Pero en aquellos días de juventud en París yo creía que la alegría era una tontería y una vulgaridad imperdonable y, con notable impostura, fingía leer a Lautréamont y no paraba de molestar a los amigos insinuando a todas horas que el mundo era triste y que no tardaría en suicidarme, pues sólo pensaba en estar muerto. Hasta que un día me encontré con Severo Sarduy en la Closerie des Lilas y me preguntó qué pensaba hacer el sábado por la noche. “Matarme”, le respondí, muy circunspecto, con dejo sumamente trágico. “Entonces quedemos el viernes”, dijo Sarduy.

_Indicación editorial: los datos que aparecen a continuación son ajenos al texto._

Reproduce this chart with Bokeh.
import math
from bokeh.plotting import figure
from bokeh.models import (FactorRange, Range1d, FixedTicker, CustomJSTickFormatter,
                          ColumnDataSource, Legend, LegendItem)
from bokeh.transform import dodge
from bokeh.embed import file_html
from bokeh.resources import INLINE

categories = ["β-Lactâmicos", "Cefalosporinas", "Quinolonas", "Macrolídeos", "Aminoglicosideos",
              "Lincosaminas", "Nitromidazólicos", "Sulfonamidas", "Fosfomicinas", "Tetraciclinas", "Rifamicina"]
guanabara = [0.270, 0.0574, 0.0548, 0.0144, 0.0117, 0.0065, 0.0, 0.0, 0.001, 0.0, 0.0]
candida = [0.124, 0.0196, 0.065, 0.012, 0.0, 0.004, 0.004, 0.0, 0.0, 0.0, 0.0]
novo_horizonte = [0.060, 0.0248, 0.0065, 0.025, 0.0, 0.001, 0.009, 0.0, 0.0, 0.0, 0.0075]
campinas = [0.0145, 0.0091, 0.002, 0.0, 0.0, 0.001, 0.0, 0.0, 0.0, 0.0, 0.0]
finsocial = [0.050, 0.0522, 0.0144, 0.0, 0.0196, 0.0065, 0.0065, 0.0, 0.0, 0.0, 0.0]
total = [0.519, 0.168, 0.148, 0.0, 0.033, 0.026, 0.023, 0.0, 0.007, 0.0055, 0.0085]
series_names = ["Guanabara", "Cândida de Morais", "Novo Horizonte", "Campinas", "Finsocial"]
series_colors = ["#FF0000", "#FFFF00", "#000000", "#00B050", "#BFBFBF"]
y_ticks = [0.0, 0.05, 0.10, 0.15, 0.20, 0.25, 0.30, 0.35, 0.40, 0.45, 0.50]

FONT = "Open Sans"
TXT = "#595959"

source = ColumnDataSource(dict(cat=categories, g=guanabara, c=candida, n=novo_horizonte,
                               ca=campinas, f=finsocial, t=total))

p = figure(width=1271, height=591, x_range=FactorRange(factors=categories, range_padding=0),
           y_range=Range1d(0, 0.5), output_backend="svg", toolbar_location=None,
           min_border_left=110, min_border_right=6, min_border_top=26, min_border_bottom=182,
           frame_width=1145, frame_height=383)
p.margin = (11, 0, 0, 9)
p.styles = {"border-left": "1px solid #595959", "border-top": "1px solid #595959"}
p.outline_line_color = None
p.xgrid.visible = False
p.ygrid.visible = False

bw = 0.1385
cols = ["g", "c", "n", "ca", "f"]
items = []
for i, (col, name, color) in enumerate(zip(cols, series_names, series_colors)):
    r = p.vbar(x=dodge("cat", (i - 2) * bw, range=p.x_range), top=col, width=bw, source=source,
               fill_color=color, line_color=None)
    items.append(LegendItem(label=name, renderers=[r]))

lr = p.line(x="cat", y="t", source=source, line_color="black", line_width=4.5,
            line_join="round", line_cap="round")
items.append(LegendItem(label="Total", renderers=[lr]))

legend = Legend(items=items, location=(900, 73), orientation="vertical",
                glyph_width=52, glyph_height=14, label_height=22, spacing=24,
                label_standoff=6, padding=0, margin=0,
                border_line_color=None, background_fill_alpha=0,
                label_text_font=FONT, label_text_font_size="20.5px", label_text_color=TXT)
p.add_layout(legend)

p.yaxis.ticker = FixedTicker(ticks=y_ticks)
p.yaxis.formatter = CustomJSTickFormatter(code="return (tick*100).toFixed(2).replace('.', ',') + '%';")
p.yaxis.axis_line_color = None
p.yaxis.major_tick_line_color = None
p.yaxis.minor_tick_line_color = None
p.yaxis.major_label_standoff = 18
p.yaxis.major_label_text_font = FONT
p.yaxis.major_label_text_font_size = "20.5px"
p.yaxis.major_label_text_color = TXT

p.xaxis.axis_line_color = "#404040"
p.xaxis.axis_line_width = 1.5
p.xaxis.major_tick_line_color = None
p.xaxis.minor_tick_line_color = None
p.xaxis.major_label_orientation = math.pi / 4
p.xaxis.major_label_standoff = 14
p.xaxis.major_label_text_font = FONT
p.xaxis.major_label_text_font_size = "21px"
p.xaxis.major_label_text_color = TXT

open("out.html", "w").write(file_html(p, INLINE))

A partir de aquel momento, molesté menos a los amigos con esa idea de la muerte por mano propia, pero durante mucho tiempo mantuve todavía –hasta el agosto último no quedó plenamente pulverizada– mi creencia en la elegancia intrínseca de la desesperación. Hasta que descubrí lo poco elegante que puede ser pasear triste, muerto y desesperado, por las calles que te vieron antaño pasar, por las calles de tu barrio de París. Eso lo comprendí este agosto. Y desde entonces la elegancia la encuentro en la alegría. “Varias veces emprendí el estudio de la metafísica, pero me interrumpió siempre la felicidad”, decía Macedonio Fernández. Ahora pienso que no es elegante sino de merluzos estar en el mundo sin experimentar la alegría de vivir. Dice Savater que el dicho castizo tomarse las cosas con filosofía no significa tomarse las cosas con resignación, ni tampoco con gravedad, sino tomárselas alegremente. Claro. Después de todo, para estar desesperados tenemos toda la eternidad.